Edit: Corrected an error I made.
cosθ = 1 for x = n*2pi
sinθ = 0 for x = ..., -2pi, - pi, 0, pi, 2pi, 3pi, ...

Last edited: May 9, 2010
5. May 9, 2010

justsof

No Mark! cosθ = 1 for θ = n*2pi, so you are correct TsAmE.
but you indeed made an error with the sinus:

sin(x)= 0 for x = n*pi

6. May 9, 2010

TsAmE

Why does sinx have the same value every pie (180 degrees)? Doesnt it only repeat every 2pie since it is its period?

7. May 9, 2010

Staff: Mentor

Right. I don't know what I was thinking. I have edited my earlier reply.

8. May 9, 2010

Staff: Mentor

The graphs of y = cosx and y = sinx are periodic with period 2pi, but both cross the horizontal axis at multiples of pi. But that doesn't mean that the period of each is pi. For periodicity, f(x + p) = f(x) for all x, not just a select few values.

9. May 11, 2010

TsAmE

What do you mean by f(x + p) = f(x) and what is your f(x). What if my critical number was t = pie/6 OR t = -pie/2, would the critical values be at pie/6 + npie OR t = -pie/2 + npie?

Last edited: May 11, 2010
10. May 11, 2010

Staff: Mentor

That's the definition of periodicity.
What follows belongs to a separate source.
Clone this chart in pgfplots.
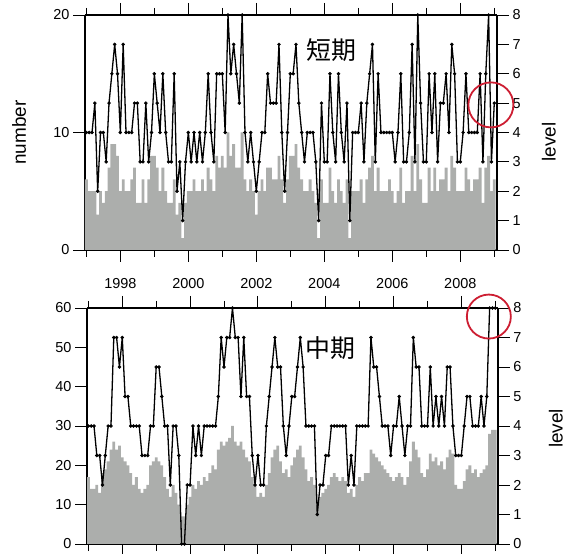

If a function f satisfies f(x + p) = f(x) for all x, f is periodic with period p.

The cosine and sine functions are periodic with period 2pi. BTW, pie is something you eat. Pi is the name of the Greek letter $\pi$. If you want to appear intelligent, don't write pie when you mean pi.

If your critical number was t = pi/6 for the cosine or sine function, then pi/6 + n(2pi) would also be a critical number.

11. May 11, 2010

TsAmE

Lol I didnt even notice that I wrote pie. So the only time that you add "n(pi)" to the period is when sinx or cosx = 0, and for any other values you would instead add "2n(pi)"?

12. May 11, 2010

Staff: Mentor

Right.

13. May 12, 2010

TsAmE

Are there any other special cases where you wouldnt say "+ 2n(pi)"?

14. May 12, 2010

Staff: Mentor

No, not for the sine and cosine functions.